After 20 years with its research components organized largely by scientific disciplines, the National Institute of Standards and Technology (NIST) is realigning its laboratories according to a mission-based structure.
Effective on Oct. 1, 2010, the new structure will allow more day-to-day operational decisions to be made by the major laboratory units and will improve interdisciplinary research by making it easier to form research groups with the needed expertise.
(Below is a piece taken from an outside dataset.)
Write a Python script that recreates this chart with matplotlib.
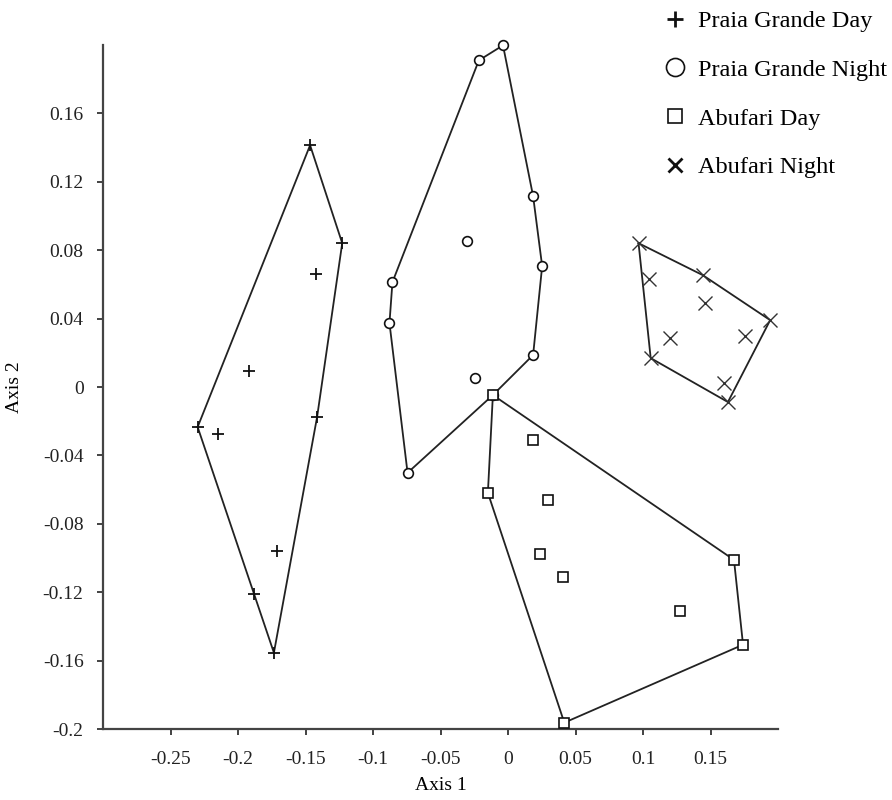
# ------------------------------------------------------------------------------
# LIBRARIES
# ------------------------------------------------------------------------------
import numpy as np
import matplotlib
matplotlib.use('Agg')
import matplotlib.pyplot as plt
from matplotlib.lines import Line2D

plt.rcParams['font.family'] = ['Liberation Serif', 'DejaVu Serif']

# ------------------------------------------------------------------------------
# DATA (Axis 1, Axis 2 scores)
# ------------------------------------------------------------------------------
pg_day_x = [-0.1466, -0.1228, -0.1421, -0.1920, -0.2299, -0.2150, -0.1414, -0.1711, -0.1880, -0.1734]
pg_day_y = [0.1414, 0.0841, 0.0660, 0.0093, -0.0234, -0.0275, -0.0175, -0.0958, -0.1209, -0.1554]

# last point sits under an Abufari Day square (the hull passes through it)
pg_night_x = [-0.0037, -0.0216, 0.0186, -0.0305, 0.0253, -0.0856, -0.0878, 0.0186, -0.0246, -0.0744, -0.0112]
pg_night_y = [0.1998, 0.1910, 0.1116, 0.0853, 0.0707, 0.0613, 0.0374, 0.0187, 0.0053, -0.0502, -0.0047]

ab_day_x = [-0.0112, 0.0186, -0.0149, 0.0298, 0.0238, 0.0409, 0.1674, 0.1272, 0.1741, 0.0417]
ab_day_y = [-0.0047, -0.0310, -0.0619, -0.0660, -0.0975, -0.1110, -0.1011, -0.1308, -0.1507, -0.1963]

ab_night_x = [0.0967, 0.1042, 0.1443, 0.1458, 0.1942, 0.1198, 0.1756, 0.1057, 0.1600, 0.1629]
ab_night_y = [0.0841, 0.0631, 0.0654, 0.0491, 0.0391, 0.0286, 0.0298, 0.0169, 0.0023, -0.0088]

labels = ['Praia Grande Day', 'Praia Grande Night', 'Abufari Day', 'Abufari Night']
x_ticks = [-0.25, -0.2, -0.15, -0.1, -0.05, 0, 0.05, 0.1, 0.15]
y_ticks = [-0.2, -0.16, -0.12, -0.08, -0.04, 0, 0.04, 0.08, 0.12, 0.16]

# ------------------------------------------------------------------------------
# FUNCTION DEF
# ------------------------------------------------------------------------------
def hull(x, y):
    # convex hull (monotone chain), returned closed
    pts = sorted(set(zip(x, y)))
    def cross(o, a, b):
        return (a[0]-o[0])*(b[1]-o[1]) - (a[1]-o[1])*(b[0]-o[0])
    lower, upper = [], []
    for p in pts:
        while len(lower) >= 2 and cross(lower[-2], lower[-1], p) <= 0:
            lower.pop()
        lower.append(p)
    for p in reversed(pts):
        while len(upper) >= 2 and cross(upper[-2], upper[-1], p) <= 0:
            upper.pop()
        upper.append(p)
    h = lower[:-1] + upper[:-1]
    h.append(h[0])
    return np.array(h)

def fmt(v):
    s = ('%.2f' % v).rstrip('0').rstrip('.')
    return '0' if s in ('0', '-0') else s

# ------------------------------------------------------------------------------
# PLOT
# ------------------------------------------------------------------------------
fig = plt.figure(figsize=(8.92, 8.0), dpi=100)
ax = fig.add_axes([103/892, 1-729/800, (778-103)/892, (729-45)/800])

groups = [(pg_day_x, pg_day_y), (pg_night_x, pg_night_y), (ab_day_x, ab_day_y), (ab_night_x, ab_night_y)]
for gx, gy in groups:
    h = hull(gx, gy)
    ax.plot(h[:, 0], h[:, 1], color='#222222', lw=1.3, zorder=2, clip_on=False)

ax.plot(pg_day_x, pg_day_y, ls='none', marker='+', ms=9, mew=1.3, color='#111111', zorder=3, clip_on=False)
ax.plot(pg_night_x, pg_night_y, ls='none', marker='o', ms=7, mew=1.2, mfc='white', mec='#111111', zorder=3, clip_on=False)
ax.plot(ab_day_x, ab_day_y, ls='none', marker='s', ms=7.5, mew=1.2, mfc='white', mec='#111111', zorder=4, clip_on=False)
ax.plot(ab_night_x, ab_night_y, ls='none', marker='x', ms=10, mew=1.0, color='#333333', zorder=3, clip_on=False)

ax.set_xlim(-0.3, 0.2)
ax.set_ylim(-0.2, 0.2)
ax.set_xticks(x_ticks)
ax.set_xticklabels([fmt(v) for v in x_ticks])
ax.set_yticks(y_ticks)
ax.set_yticklabels([fmt(v) for v in y_ticks])
ax.tick_params(axis='x', length=4, width=1.2, pad=12, labelsize=14, colors='#222222')
ax.tick_params(axis='y', length=4, width=1.2, pad=10, labelsize=14, colors='#222222')
for s in ['top', 'right']:
    ax.spines[s].set_visible(False)
for s in ['left', 'bottom']:
    ax.spines[s].set_linewidth(1.6)
    ax.spines[s].set_color('#444444')
ax.set_xlabel('Axis 1', fontsize=14, labelpad=6)
ax.set_ylabel('Axis 2', fontsize=14, labelpad=14)

handles = [
    Line2D([], [], ls='none', marker='+', ms=12, mew=2.0, color='#111111'),
    Line2D([], [], ls='none', marker='o', ms=13, mew=1.2, mfc='white', mec='#111111'),
    Line2D([], [], ls='none', marker='s', ms=10, mew=1.2, mfc='white', mec='#111111'),
    Line2D([], [], ls='none', marker='x', ms=10, mew=2.0, color='#111111'),
]
fig.legend(handles, labels, loc='upper left', bbox_to_anchor=(663/892, 1-10/800),
           frameon=False, fontsize=17.5, handlelength=1.0, handletextpad=0.45,
           labelspacing=1.1, borderpad=0, borderaxespad=0)

plt.savefig('out.png', dpi=100)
The change also will provide greater accountability by ensuring that individual laboratories are responsible for all major products and services that meet NIST's specific mission authorities, from the research to develop them to the delivery of products and services to customers.
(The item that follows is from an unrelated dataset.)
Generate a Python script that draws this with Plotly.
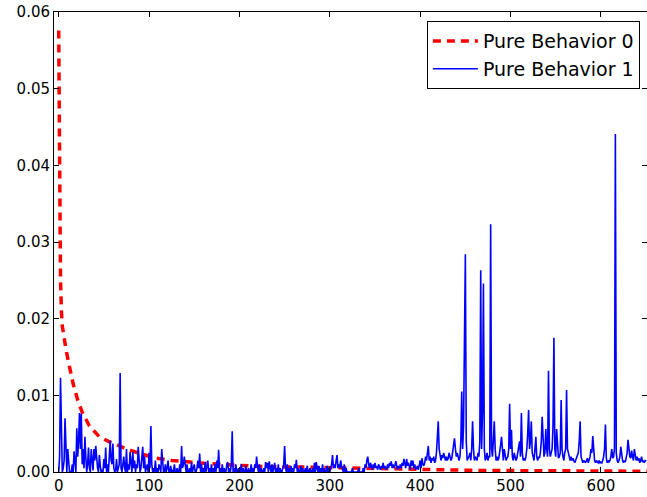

"The goal of this realignment is to ensure that our laboratory managers have a clear and empowered responsibility to meet NIST's mission of strengthening U.S. innovation and industrial competitiveness," says NIST Director Patrick Gallagher. "It's about optimizing our organizations to deliver both forefront research results and the related services needed by manufacturers and other customers critical to the U.S. economy."
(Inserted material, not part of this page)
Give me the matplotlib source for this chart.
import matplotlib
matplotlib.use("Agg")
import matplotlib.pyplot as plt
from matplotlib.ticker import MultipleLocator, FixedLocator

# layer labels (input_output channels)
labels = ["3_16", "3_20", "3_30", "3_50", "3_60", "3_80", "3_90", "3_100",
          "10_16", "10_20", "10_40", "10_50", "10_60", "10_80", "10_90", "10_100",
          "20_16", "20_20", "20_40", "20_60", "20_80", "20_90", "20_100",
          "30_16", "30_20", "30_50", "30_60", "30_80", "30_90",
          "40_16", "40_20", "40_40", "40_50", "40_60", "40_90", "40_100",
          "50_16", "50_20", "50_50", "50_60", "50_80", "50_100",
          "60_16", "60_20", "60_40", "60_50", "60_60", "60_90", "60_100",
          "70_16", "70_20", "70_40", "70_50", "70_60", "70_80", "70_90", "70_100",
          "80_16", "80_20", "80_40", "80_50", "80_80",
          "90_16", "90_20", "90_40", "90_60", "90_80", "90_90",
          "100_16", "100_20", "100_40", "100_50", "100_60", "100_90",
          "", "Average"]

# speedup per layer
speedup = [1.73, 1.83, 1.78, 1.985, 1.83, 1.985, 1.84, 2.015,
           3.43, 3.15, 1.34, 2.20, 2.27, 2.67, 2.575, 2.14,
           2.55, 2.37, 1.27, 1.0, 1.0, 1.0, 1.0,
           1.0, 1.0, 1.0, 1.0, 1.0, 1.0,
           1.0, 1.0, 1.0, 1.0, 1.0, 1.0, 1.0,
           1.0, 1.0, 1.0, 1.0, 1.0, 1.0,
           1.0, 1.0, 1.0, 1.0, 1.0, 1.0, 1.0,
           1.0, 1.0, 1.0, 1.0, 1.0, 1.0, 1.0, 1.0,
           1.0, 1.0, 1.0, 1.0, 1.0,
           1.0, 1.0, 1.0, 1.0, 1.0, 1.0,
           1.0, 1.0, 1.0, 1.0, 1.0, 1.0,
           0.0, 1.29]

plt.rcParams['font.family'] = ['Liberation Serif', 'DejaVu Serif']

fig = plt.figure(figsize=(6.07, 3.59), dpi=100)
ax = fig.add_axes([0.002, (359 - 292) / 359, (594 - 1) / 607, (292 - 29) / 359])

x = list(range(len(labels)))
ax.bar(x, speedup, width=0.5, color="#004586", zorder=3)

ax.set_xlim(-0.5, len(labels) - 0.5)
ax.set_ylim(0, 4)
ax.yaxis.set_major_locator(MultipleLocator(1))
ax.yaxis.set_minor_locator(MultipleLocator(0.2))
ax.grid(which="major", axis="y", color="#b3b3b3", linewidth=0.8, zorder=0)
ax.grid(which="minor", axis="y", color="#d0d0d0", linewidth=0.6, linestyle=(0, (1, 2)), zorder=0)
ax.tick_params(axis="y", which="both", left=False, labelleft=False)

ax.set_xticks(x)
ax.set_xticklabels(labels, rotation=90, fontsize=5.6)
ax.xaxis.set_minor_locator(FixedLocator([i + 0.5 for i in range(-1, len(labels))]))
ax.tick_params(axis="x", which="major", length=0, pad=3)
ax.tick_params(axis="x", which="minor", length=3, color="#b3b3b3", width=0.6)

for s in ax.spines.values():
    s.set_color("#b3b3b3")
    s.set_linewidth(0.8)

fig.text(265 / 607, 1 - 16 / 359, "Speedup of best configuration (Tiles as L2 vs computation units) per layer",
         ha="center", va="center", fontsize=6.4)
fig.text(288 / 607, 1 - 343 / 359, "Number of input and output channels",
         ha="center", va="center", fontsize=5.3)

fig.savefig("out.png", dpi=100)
The realignment consists of two main components:
- replacing the current single deputy director position with three career associate directors responsible for NIST laboratory, extramural, and administrative programs; and
- reducing the number of NIST laboratory units from 10 to six.
The new structure includes two laboratories dedicated to metrology, the Material Measurement Laboratory and the Physical Measurement Laboratory; two dedicated to technology, the Engineering Laboratory and the Information Technology Laboratory; and two user facilities, the Center for Nanoscale Science and Technology and the Center for Neutron Research.
NIST's realignment plans are supported by the Administration and Congress.